When Matt and I get married this fall, will we just have a skim-milk marriage? Or will our country’s government treat us equally?
Today’s oral arguments in the DOMA case leave me cautiously optimistic — moreso than yesterday’s Prop 8 arguments. There seems to be a consensus among the experts that DOMA Section 3 is doomed, precisely and only because Justice Kennedy evidently believes that it violates the power of states to define marriage. Only four justices (Ginsburg, Breyer, Sotomayor, Kagan) appear willing to overturn it on grounds of equal protection; Kennedy would provide the crucial fifth vote.
Roberts and Scalia also brought up federalism, but in a curious way. They asked: if the federal government is not allowed to exclude same-sex couples from the federal definition of marriage, does that mean it’s not allowed to include them, either? Wouldn’t that, too, violate states’ rights to define marriage? And if it is okay for the federal government to include them, then why isn’t it okay for the federal government to exclude them?
It was an odd perversion of the principle of federalism. The answer to their question requires asking: what’s the point of federalism in the first place?
Federalism is usually seen not as an end in itself, but as a vehicle to protect individual liberty — usually, negative liberty (“freedom from X”). How does it violate principles of liberty for the federal government to extend federal marriage benefits to same-sex couples? In other words, how does that interfere with anybody’s rights? On the other hand, when the federal government withholds those benefits from same-sex couples, as it does right now, it restricts positive liberty. (More here.) Our government was structured in such a way as to further certain principles, but Scalia and Roberts sounded like they were more interested in sophistic thought games than in the real-life implications of DOMA on these principles.
I thought Roberts, for one, would be more skeptical of DOMA, and I’m kind of disappointed in him. I guess the health care got all of our hopes up.
Then there was Alito, who twisted the principle of equal protection. Alito raised concerns that getting rid of DOMA would itself cause equal protection problems: what if a surviving same-sex spouse in New York doesn’t have to pay estate taxes because New York recognizes same-sex marriage, but a spouse in North Carolina does, because North Carolina doesn’t recognize those marriages? Doesn’t that raise equal protection concerns, he asked?
The answer is: isn’t that North Carolina’s fault, because it doesn’t recognize same-sex marriage, rather than the federal government’s fault, since the federal government just defers to state definitions of marriage? Why wouldn’t the remedy be to shield all surviving same-sex spouses nationwide from the estate tax, rather than make all of them pay it? It seems odd and cruel to say that it’s better not to provide benefits to any married same-sex couples rather than provide benefits to all of them. It basically holds couples who live in same-sex marriage states hostage to all the other states. How is that okay?

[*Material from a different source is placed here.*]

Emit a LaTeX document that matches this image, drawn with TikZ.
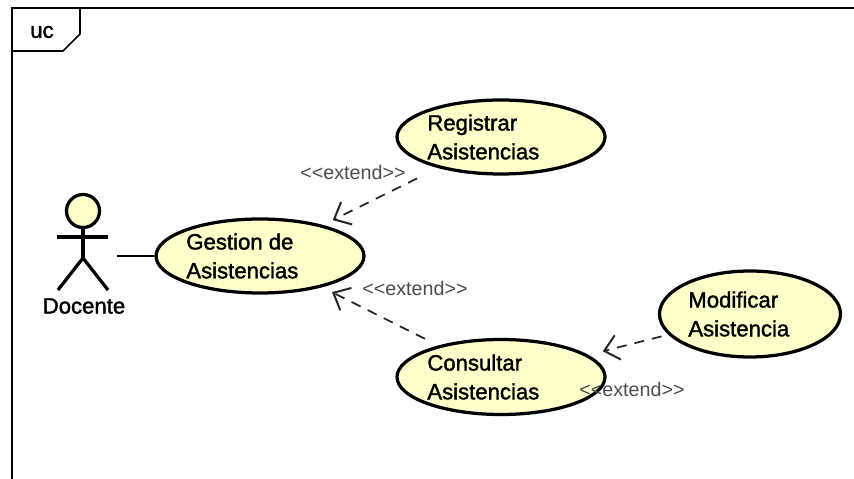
\documentclass[tikz,border=0pt]{standalone}
\usepackage{fontspec}
\usepackage{tikz}
\usetikzlibrary{arrows.meta,shapes.geometric}
\newfontfamily\umlfont[FakeBold=1.6]{Liberation Sans}
\newfontfamily\stereofont{Liberation Sans}
\definecolor{casefill}{HTML}{FFFFCC}
\tikzset{
	usecase/.style={draw=black, fill=casefill, ellipse, line width=0.065cm, inner sep=0},
	casetext/.style={anchor=west, align=left, inner sep=0, font=\fontsize{12.6}{16.4}\selectfont\umlfont},
	stereotype/.style={inner sep=0, text=black!70, font=\fontsize{11.2}{13}\selectfont\stereofont},
	extendline/.style={line width=0.035cm, dash pattern=on 0.2cm off 0.16cm, draw=black!85, -{Straight Barb[length=0.28cm,width=0.5cm,line width=0.04cm]}},
	actorline/.style={line width=0.065cm}
}

\begin{document}
\begin{tikzpicture}
				\useasboundingbox (0,0) rectangle (17.08,9.58);
				
				\draw[line width=0.035cm] (0.24,0) -- (0.24,9.42) -- (17.08,9.42);
				\draw[line width=0.035cm] (0.24,8.56) -- (1.26,8.56) -- (1.6,8.9) -- (1.6,9.42);
				\node[casetext, anchor=center] (frametag) at (0.84,8.94) {uc};
				
				\node[usecase, minimum width=4.16cm, minimum height=1.48cm] (gestion) at (5.2,4.46) {};
				\node[usecase, minimum width=4.16cm, minimum height=1.48cm] (registrar) at (10.02,6.84) {};
				\node[usecase, minimum width=4.16cm, minimum height=1.5cm] (consultar) at (10.02,2.04) {};
				\node[usecase, minimum width=3.62cm, minimum height=1.72cm] (modificar) at (15.0,3.3) {};
				
				\node[casetext] (gestiontext) at (3.72,4.46) {Gestion de\\Asistencias};
				\node[casetext] (registrartext) at (8.54,6.84) {Registrar\\Asistencias};
				\node[casetext] (consultartext) at (8.54,2.04) {Consultar\\Asistencias};
				\node[casetext] (modificartext) at (13.76,3.3) {Modificar\\Asistencia};
				
				\node[draw=black, fill=casefill, circle, actorline, inner sep=0, minimum size=0.66cm] (actorhead) at (1.66,5.36) {};
				\coordinate (actorhip) at (1.66,4.42);
				\draw[actorline] (actorhead) -- (actorhip);
				\draw[actorline] (1.14,4.84) -- (2.16,4.84);
				\draw[actorline] (1.16,3.78) -- (actorhip) -- (2.16,3.78);
				\node[casetext, anchor=center] (docente) at (1.68,3.46) {Docente};
				
				\coordinate (actorhand) at (2.34,4.46);
				\draw[line width=0.035cm] (actorhand) -- (gestion.west);
				
				\draw[extendline, shorten <=0.47cm, shorten >=0.22cm] (registrar) -- (gestion);
				\draw[extendline, shorten <=0.3cm, shorten >=0.22cm] (consultar) -- (gestion);
				\draw[extendline, shorten <=0.14cm, shorten >=0.3cm] (modificar) -- (consultar);
				
				\node[stereotype] (extendone) at (7.06,6.13) {<{}<extend>{}>};
				\node[stereotype] (extendtwo) at (8.3,3.81) {<{}<extend>{}>};
				\node[stereotype] (extendthree) at (12.64,1.79) {<{}<extend>{}>};
			\end{tikzpicture}
\end{document}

Despite Alito’s questions, I still see him as a possible vote to strike down DOMA. Maybe not very likely, but still possible.
Thomas, of course, said nothing. But I wonder if he, too, might strike down DOMA on federalism grounds. I’m not counting on it, but not totally ruling it out either.
So that leaves the four liberals plus Kennedy. States’ rights isn’t the reason I’d prefer for striking down DOMA, but I’d certainly take it.
And now the long three-month wait to see whether Matt and I get to have a whole-milk marriage.